Salı, Nisan 28, 2009

terapi. 2


kapıyı kapayıııın cereyan yapıyooooooor

dedi bozuk

o açılan senin beyninin kapıları ve bırak dağınık kalsın

dedi ona ilgili ve heyecanlı görünen tamirci

kadın gözlerinin içine baktı bu tamircinin.

belki bu defa dedi içinden.

siz benim geldiğim yedinci terapistsiniz. hiç birinden umduğumu bulamadım

dedi bozuk

terapi sizin kendini açma sürecinizdir. ummak ve bulmak değildir burada olayımız. sizin kendi kendinizi görmenizdir. bu yolda ben sadece size eşlik edeceğim

dedi tamirci

bozuk gözlerini kaldırdı, tamircinin o ilgi dolu tatlı gözlerine baktı. belki bu defa dedi içinden.

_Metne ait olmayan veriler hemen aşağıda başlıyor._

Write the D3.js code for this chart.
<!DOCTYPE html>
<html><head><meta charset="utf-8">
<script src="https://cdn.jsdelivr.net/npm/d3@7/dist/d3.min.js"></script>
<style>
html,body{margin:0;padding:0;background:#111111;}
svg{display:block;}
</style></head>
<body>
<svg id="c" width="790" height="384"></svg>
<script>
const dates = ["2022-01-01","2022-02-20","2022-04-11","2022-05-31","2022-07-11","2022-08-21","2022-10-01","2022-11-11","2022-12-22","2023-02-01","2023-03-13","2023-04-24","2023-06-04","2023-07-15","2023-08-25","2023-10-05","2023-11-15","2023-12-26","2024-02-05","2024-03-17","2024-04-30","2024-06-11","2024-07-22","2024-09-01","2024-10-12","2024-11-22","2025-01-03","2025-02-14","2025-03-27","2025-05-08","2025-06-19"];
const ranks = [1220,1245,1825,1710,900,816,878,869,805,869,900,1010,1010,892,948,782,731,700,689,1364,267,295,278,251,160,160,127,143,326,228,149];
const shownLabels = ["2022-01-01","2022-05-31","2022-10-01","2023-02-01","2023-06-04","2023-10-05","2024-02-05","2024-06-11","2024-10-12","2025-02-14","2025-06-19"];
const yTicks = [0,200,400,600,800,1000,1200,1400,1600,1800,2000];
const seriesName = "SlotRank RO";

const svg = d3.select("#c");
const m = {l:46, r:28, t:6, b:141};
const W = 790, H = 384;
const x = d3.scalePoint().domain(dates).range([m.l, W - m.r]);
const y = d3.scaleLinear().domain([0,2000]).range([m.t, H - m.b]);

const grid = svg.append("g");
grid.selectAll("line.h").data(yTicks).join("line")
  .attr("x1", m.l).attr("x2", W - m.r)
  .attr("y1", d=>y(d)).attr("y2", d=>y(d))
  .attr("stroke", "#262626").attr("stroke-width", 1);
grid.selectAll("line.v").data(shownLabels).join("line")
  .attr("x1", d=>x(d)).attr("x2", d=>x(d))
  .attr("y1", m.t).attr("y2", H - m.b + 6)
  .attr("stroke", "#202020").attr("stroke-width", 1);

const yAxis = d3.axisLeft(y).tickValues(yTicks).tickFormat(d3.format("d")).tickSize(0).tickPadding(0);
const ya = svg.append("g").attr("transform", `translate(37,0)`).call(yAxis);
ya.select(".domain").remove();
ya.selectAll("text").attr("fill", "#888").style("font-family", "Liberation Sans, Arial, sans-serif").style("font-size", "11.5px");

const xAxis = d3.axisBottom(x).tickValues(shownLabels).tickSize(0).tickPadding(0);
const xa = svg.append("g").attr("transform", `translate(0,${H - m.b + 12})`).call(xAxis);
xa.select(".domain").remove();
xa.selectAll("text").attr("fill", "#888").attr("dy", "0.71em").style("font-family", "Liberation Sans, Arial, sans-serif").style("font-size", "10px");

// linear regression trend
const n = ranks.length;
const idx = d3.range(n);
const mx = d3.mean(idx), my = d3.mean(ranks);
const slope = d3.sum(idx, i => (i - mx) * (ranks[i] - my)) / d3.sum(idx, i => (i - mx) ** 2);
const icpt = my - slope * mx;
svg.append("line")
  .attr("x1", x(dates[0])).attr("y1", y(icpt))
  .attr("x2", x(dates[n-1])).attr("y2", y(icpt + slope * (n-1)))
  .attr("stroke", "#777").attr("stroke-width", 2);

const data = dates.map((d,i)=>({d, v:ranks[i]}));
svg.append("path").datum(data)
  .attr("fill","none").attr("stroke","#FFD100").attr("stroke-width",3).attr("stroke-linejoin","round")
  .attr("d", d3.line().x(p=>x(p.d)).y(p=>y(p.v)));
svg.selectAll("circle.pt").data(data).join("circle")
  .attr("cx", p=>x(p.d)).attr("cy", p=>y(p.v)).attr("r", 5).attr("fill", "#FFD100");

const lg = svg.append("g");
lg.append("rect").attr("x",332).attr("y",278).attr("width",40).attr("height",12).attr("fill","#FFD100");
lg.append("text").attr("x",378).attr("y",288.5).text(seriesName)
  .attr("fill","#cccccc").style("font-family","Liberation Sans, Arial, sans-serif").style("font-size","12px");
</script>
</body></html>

ben.. ben aslında çok yalnızım. ve çok kırılganım. durduğum yerde parçalanıyorum

dedi bozuk.

biraz daha anlatın. mesela neler yaşıyorsunuz. bana kendinizi anlatın detaylarınızla.

dedi tamirci.

bunu daha önce kimselere söylememiştim. korkuyorum yaşamaktan. bazen sabah evden dışarı çıkmadan bakıyorum dışarıya. sonra çıkmaya korkuyorum. dışardaki insanları anlamıyorum. hepsi bana yabancı ve soğuk geliyor. yaşamaktan korkuyorum ve herşey bu kadar zor olduğu için hayattan nefret ediyorum.

dedi bozuk.

tamirci saatine baktı.

aslında şu an çok önemli bir noktadayız ama zamanımız doldu. yine de biraz daha devam edelim. bu şekilde yarım bırakmayalım.

dedi tamirci.

bozuğun gözlerinin içi gülümsedi.

bir anda üstüne atladı tamircinin

ne olur beni seeeev, ne olur beni seeev

diye bağırınıyordu bozuk.


terapi. 2 notları

bayan x bugün geldi. hayata karşı olan korkusu blah blah blah blah.. (bir kafa doktoru ne yazarsa o kadardı işte. oral dönemden falanda bahsetti ince ince. daha bir dolu anlaşılmaz şey)

en sona da "burdan bir taş atsam çocukluğuna kadar iner yav" yazdı sakince tamirci.